The two-day conference, hosted by Governor Jeff Colyer and Kansas Attorney General Derek Schmidt at the Capitol Plaza Hotel, was held as part of National Crime Victims’ Rights Week which runs from April 8 through April 14.

This year’s theme, “Expand the Circle, Reach All Victims” emphasizes the importance of inclusion in victim services and addresses how the crime victims field can better ensure that every crime victim has access to services and support; and how professionals, organizations and communities can work in tandem to reach all victims.

Schmidt cited Cress’ experience and leadership as reasons for her receiving the award.

Prior to joining the KDOC, Cress worked with SAFEHOME, a domestic abuse shelter in Johnson County, where she served as an education and prevention advocate. She also has worked for The Family Conservancy, providing Batterer Intervention Programming in Johnson and Wyandotte counties.

Since joining the KDOC, Cress has nearly doubled the number of staff in the Office of Victim Services from 12 to 23 and raised more than $1.6 million in grant funding for the KDOC’s victim services work. Under Cress’ leadership, the KDOC began the state’s first Batterer Intervention Program (BIP) to be based in a correctional facility and hosted three BIP summits to strengthen collaboration geared toward increasing accountability and victim safety. The Office of Victim Services also implemented a domestic violence screening tool for inmates entering the KDOC’s custody. As a result, the KDOC has seen a 42 percent increase in the number of inmates self-identifying as having a history of domestic violence.

Additionally, Cress has served as a key facilitator for the Kansas Academy for Victim Assistance, as a trainer for organizations such as Improving Criminal Justice Response and a presenter for the National Institute of Corrections Post-Conviction Victim Services Network, the National Association of Victim Assistance in Corrections, the Association of Paroling Authorities International and the American Probation and Parole Association. Cress also has served as chair of the Governor’s Domestic Violence Fatality Review Board and as a member of the Kansas Attorney General Batterer Intervention Program Advisory Board. 

“It seems wherever we look when Audrey’s involved - amazing things happen,” Schmidt said. “We are proud to have you here.”
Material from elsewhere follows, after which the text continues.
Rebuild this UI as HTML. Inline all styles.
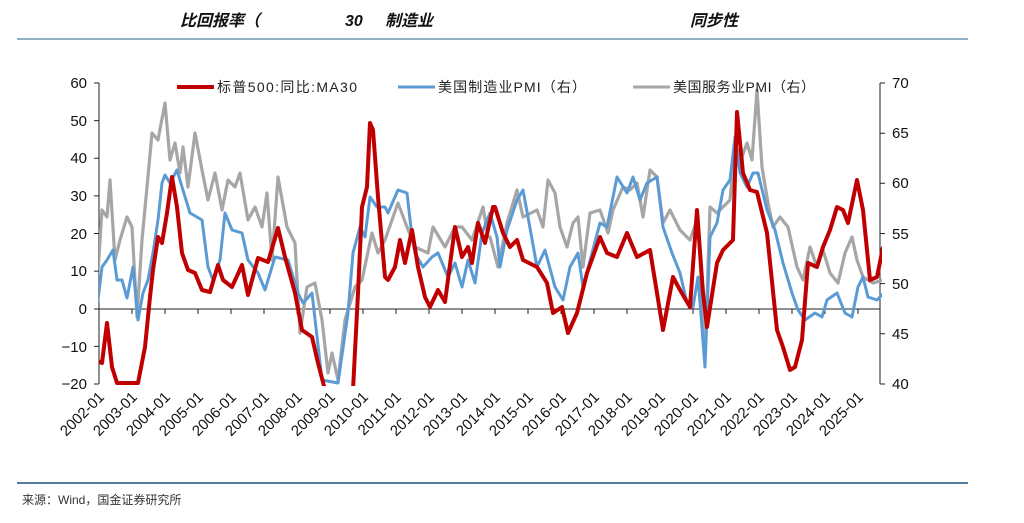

During the ceremony, Schmidt also recognized honorees in the categories of criminal justice, community, victim service organization and community-based advocacy. 

“It’s fair to say that you have done much to Expand the Circle and Reach All Victims,” he said. “Congratulations to the few who were recognized but thanks to the many - everybody here – who has done work for victims of crime in the past year and who will do so in the course of the next year. It’s important work.”